Por Bárbara Korol
Por Bárbara Korol
Las mañanas templadas derrochan energía en la comarca del Paralelo 42°. El sol es tan intenso y el cielo tan claro que iluminan el espíritu. La alegría se expande por mis células y siento que la fe en lo quimérico de la existencia renace en mí. Me miro en el espejo. En mi pelo brillan algunos hilos de plata que juegan con mi castaño natural. El tiempo marca su ritmo en mi cuerpo y la madurez se asoma por los poros de mi piel sin artificios de belleza. Miro hacia adentro y me encuentro como siempre, solitaria y sensible. Miro hacia afuera y la naturaleza me entrega toda la frescura de su esplendor donde lo verde del bosque se va fusionando con el color de mis ojos. Hoy todo me parece lindo y especial.
Escucho que mi hija se despierta. Y con ella comienza una jornada de juegos y aventuras. La levanto de la cama con cosquillas y besos, y empezamos a diseñar juntas los planes para este día, en medio de abrazos y ropa que vuela por el aire. Hoy podemos andar por los caminos y juntar florcitas y algunas hierbas para hacer té, propongo. ¿Las plantitas tienen magia, como yo? Me pregunta con la encantadora seriedad de sus cinco años. ¡¡Claro!! ¡Ellas tienen poderes que nos ayudan a sanar esas cositas que nos duelen! Pero a veces, además hace falta ir al doctor, le digo. Ah… ¡son yuyitos pa'l amor -me contesta-, se los voy a mandar a la abuela así se cura pronto! La escucho y la ternura me envuelve hasta cortarme la respiración. Me pregunto en silencio cómo hice para engendrar una criatura tan extraordinaria y mi orgullo se expande hacia el infinito. Me sorprende su manera tan espontánea de tomar las cosas complejas y darles un giro maravilloso. No puedo evitar pensar en mi mamá que está enferma y sufre, y se me nubla la mirada. A medida que envejecemos nuestra esencia vital va perdiendo fuerza y empieza a notarse el desgaste que produce el tiempo en nuestros huesos, en nuestro ser. La llamo por teléfono todos los días como si eso pudiera amortiguar su dolor, pero al escuchar su voz entrecortada, esforzándose en cada frase, me apena mi frugal intento para que me sienta cerca, porque sé que me extraña, que necesita esa caricia que la distancia no me permite darle. La juventud está empezando a abandonarme también. No me puedo hacer la distraída aunque mi discreto entusiasmo consiga disimularlo bastante.

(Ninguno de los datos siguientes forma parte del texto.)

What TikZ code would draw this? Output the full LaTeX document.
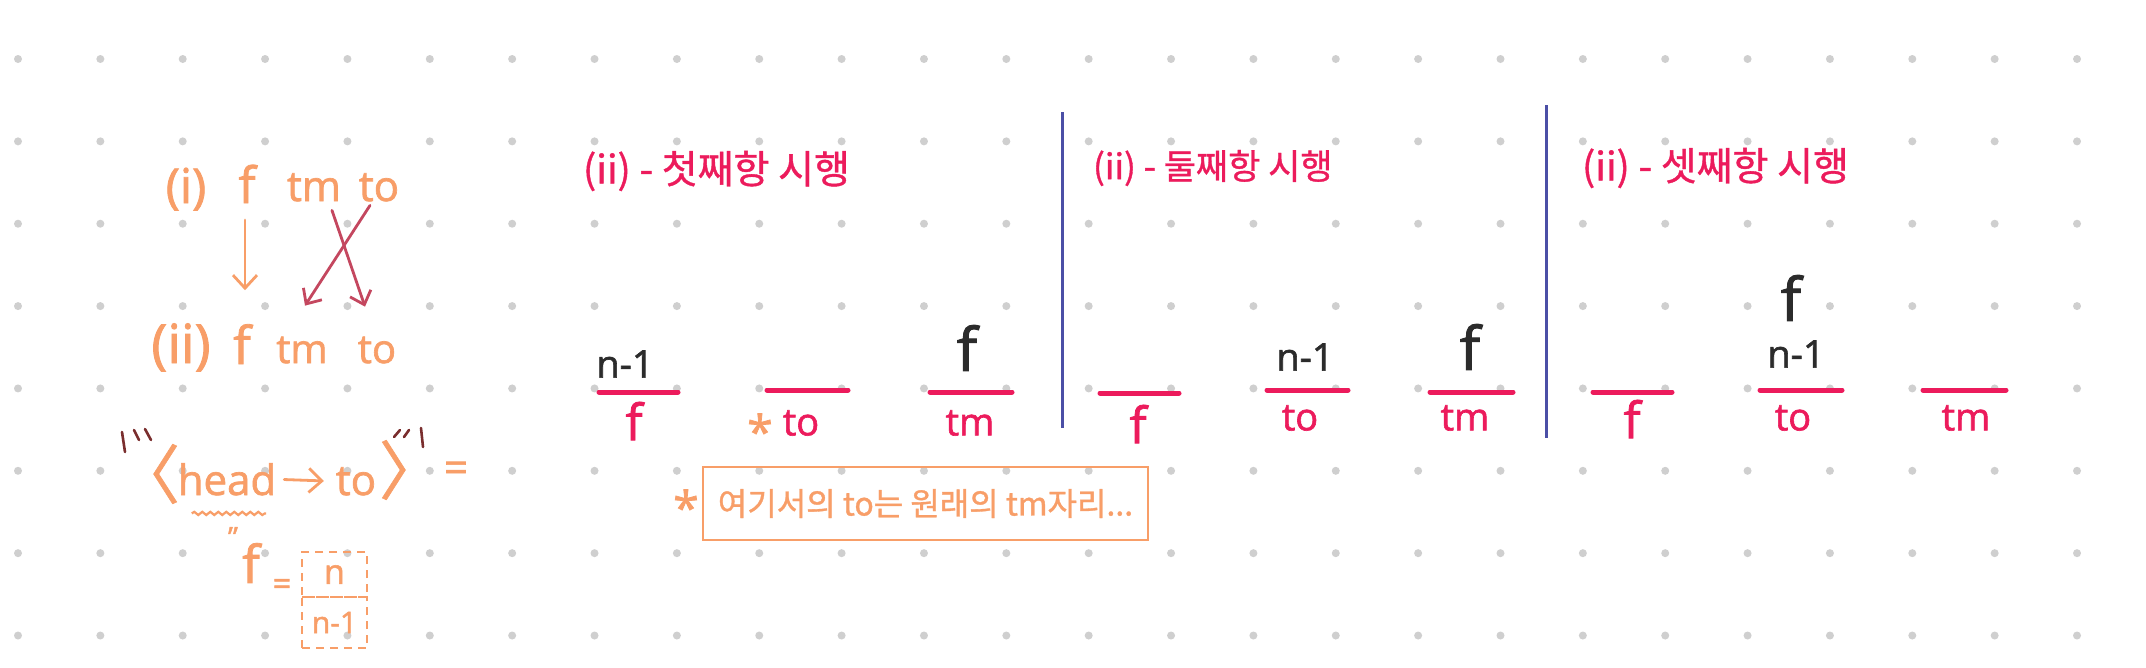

Después del almuerzo, mi hija y yo, salimos complacidas a pasear por la calle de tierra todavía húmeda por el rocío primaveral, mirando y juntando flores y hojas, eligiendo las más bonitas y lozanas, algunas manzanillas que apagan la ansiedad, mentas aromáticas para digerir mejor lo que no entendemos, también sietevenas que es un antibiótico prodigioso y pañil que es bueno para las heridas internas y externas. Todas son muy saludables y riquísimas. Mientras volvemos, ella me habla de su cachorro fantasma que la acompaña a todos lados, de la fantasía que esconde el bosque entre los árboles, del delicioso té que va a tomar esta tarde… Su inocencia y su sencillez me cautivan. Escucharla, verla, sentirla tan auténtica y tan mía me emociona a cada instante.

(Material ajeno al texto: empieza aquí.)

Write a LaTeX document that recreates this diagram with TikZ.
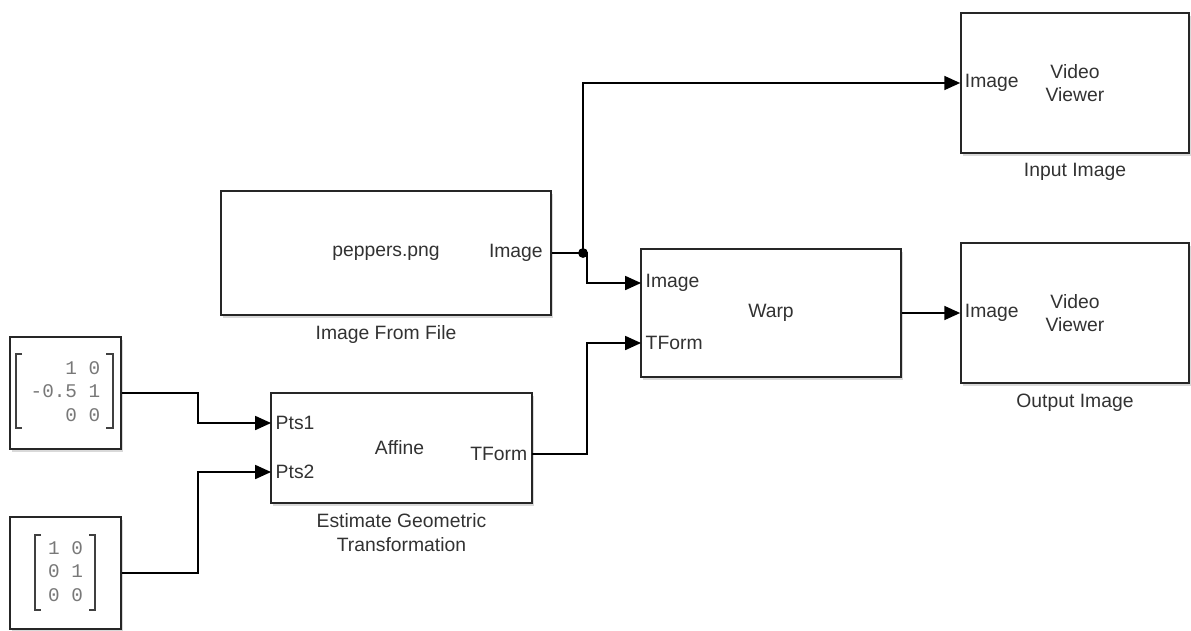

Llegamos a casa y las perras ladran y saltan contentas y el gallo canta con algarabía. Ella, sonriente, les muestra su ramito fresco. De a ratos me olvido de la realidad tan difícil que vivimos los argentinos y me parece estar dentro de una burbuja de mil tonalidades. Disfruto de estos momentos dichosos, y los atrapo a través de las palabras. Me los guardo para recordarlos cuando ella crezca o cuando una tristeza me invada de repente. Mi hija está viviendo una infancia preciosa poblada de diversiones y de sueños, pero también de aprendizajes que la van a ayudar a tener una visión profunda del mundo y a enfrentar con entereza situaciones problemáticas. Yo también comprendo muchas cosas de su mano chiquita y cariñosa y le brindo lo mejor de mí: los valores trascendentes para enriquecer su alma y este amor que es el milagro más grande del universo.

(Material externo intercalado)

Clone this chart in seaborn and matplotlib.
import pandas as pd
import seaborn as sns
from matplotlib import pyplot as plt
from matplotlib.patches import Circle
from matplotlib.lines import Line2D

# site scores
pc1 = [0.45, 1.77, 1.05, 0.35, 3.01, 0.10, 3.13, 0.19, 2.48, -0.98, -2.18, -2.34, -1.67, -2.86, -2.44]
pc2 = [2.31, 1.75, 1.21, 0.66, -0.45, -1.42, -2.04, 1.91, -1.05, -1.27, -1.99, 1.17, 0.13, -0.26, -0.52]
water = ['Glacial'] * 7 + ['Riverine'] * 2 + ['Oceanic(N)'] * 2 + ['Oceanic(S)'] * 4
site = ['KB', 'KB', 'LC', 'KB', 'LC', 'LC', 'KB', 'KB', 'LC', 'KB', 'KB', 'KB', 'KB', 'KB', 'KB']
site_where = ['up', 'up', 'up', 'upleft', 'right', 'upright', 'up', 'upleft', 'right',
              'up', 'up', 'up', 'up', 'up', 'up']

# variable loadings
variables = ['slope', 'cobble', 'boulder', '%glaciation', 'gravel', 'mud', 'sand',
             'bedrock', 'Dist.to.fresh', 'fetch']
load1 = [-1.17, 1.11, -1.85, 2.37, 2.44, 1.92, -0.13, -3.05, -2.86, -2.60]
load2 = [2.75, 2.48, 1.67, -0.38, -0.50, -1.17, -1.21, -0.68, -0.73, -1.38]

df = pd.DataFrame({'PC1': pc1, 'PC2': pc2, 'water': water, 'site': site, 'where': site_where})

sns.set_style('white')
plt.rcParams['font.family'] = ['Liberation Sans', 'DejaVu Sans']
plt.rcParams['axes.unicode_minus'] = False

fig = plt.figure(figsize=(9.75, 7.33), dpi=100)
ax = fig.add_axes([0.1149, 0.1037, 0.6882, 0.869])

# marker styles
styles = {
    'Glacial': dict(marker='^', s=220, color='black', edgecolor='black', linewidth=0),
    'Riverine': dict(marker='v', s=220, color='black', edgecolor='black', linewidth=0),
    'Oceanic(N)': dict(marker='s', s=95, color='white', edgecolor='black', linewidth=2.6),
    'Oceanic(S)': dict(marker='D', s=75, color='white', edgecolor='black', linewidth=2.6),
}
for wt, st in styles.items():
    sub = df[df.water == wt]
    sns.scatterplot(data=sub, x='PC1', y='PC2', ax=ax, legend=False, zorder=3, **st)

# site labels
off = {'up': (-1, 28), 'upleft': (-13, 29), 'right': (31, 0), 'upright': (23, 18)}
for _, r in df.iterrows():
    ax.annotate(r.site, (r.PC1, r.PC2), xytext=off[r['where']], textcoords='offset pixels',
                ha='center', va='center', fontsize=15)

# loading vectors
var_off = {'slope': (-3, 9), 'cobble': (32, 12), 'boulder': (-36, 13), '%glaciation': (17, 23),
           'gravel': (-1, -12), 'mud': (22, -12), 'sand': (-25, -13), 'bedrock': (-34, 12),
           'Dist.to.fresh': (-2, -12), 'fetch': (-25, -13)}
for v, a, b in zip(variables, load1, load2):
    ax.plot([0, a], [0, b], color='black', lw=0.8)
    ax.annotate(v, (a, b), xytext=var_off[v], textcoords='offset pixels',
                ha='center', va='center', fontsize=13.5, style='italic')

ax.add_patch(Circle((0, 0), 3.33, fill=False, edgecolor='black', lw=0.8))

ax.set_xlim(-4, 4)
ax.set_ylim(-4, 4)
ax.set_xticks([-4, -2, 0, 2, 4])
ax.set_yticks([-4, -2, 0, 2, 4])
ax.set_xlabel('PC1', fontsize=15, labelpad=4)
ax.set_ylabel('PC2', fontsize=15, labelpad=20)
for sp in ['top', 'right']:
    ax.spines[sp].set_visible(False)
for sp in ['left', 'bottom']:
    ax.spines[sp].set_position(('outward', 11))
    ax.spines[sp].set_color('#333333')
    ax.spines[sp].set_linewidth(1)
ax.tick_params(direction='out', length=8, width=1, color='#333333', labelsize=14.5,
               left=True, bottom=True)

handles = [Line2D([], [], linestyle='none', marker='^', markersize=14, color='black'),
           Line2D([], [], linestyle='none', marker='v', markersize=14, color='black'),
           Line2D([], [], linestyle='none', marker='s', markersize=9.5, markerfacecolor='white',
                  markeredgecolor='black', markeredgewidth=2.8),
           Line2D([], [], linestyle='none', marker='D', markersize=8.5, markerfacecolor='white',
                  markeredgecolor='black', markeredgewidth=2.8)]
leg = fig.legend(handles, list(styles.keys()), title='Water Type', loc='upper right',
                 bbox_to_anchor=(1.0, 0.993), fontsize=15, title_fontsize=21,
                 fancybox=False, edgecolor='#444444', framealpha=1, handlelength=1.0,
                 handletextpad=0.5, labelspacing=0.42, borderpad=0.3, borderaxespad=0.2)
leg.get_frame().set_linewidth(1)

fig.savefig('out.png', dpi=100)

Ponemos a secar las hierbas a la sombra y con algunas flores preparo una tisana suave de manzanillas que las dos disfrutamos cómplices bajo el cerezo, charlando de las cosas importantes de la vida. Cuando sea grande yo voy a curar, pero a los animales, me dice, y también voy a escribir historias como vos, agrega convencida. Muero de risa, de emoción y de esperanza, mientras disfruto de su dulce compañía y terminamos el delicado té.